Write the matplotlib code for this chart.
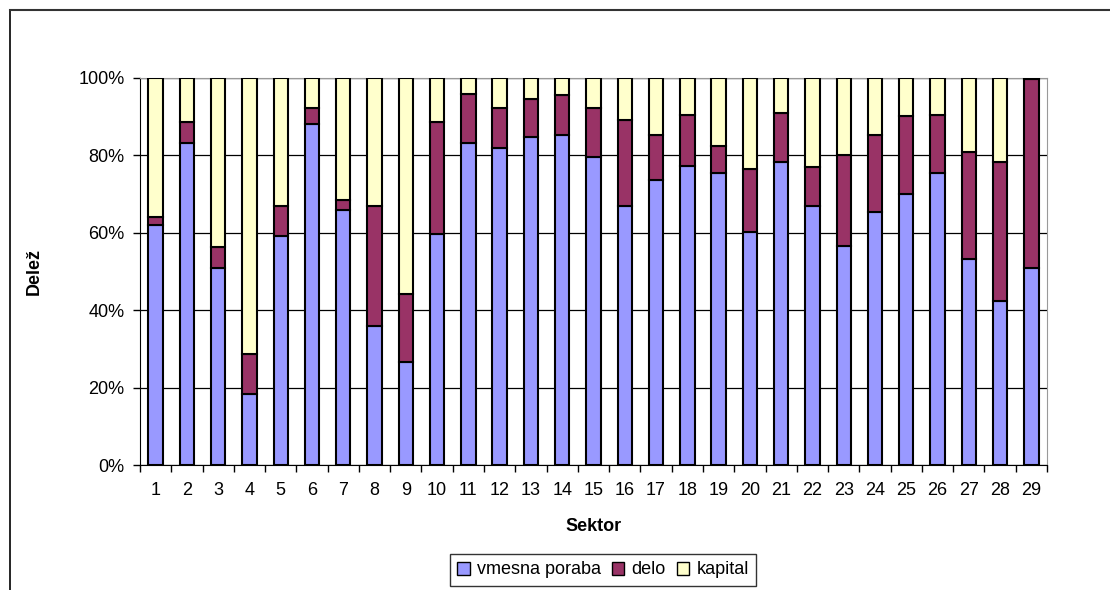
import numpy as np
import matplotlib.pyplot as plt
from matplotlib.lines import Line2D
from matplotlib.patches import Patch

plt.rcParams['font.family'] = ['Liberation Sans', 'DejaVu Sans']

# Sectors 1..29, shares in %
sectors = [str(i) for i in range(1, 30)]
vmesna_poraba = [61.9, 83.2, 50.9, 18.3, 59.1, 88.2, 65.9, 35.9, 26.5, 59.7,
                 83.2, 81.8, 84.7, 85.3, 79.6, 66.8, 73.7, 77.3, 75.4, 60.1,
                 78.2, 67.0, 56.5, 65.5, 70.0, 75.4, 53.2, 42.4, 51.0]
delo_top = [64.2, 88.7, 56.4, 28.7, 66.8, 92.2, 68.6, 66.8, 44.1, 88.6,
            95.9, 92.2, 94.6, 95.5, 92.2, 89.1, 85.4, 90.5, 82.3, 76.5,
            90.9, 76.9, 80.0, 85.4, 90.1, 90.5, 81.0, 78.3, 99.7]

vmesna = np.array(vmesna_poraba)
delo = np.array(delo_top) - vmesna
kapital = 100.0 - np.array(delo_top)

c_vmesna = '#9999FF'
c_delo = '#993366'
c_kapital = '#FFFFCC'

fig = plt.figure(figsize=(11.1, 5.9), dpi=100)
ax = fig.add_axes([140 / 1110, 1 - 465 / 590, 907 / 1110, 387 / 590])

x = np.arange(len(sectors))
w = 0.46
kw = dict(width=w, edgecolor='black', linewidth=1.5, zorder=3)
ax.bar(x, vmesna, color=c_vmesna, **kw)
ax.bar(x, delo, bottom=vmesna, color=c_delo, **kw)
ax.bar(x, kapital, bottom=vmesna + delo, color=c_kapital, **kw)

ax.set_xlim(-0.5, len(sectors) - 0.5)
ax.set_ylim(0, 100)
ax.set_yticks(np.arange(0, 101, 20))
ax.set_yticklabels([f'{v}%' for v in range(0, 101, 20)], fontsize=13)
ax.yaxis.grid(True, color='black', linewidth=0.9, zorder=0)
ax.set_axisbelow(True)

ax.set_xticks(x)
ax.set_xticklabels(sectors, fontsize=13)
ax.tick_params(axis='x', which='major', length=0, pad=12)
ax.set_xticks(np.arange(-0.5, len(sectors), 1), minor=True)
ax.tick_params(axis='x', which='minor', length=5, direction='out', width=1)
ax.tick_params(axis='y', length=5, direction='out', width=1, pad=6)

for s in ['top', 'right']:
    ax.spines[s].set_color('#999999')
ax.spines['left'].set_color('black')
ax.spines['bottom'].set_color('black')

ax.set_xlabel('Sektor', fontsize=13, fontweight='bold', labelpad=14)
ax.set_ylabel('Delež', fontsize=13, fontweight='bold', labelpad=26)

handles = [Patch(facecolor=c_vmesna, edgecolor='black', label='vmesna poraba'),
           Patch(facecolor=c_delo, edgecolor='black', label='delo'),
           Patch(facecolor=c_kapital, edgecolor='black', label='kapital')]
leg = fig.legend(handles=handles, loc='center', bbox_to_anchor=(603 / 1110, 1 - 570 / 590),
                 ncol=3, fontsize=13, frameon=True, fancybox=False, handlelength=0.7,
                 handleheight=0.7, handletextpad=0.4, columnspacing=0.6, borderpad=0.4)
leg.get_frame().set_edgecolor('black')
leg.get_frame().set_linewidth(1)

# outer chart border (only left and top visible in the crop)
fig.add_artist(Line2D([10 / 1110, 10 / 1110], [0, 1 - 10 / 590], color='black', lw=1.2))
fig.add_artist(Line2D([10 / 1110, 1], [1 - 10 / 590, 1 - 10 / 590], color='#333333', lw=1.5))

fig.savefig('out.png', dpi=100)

INSTRUCTIONS FOR THE TASK> Which lines above hold the word "matplotlib"? Copy each of them.

EXERCISE RESPONSE>
Write the matplotlib code for this chart.
import matplotlib.pyplot as plt
from matplotlib.lines import Line2D
from matplotlib.patches import Patch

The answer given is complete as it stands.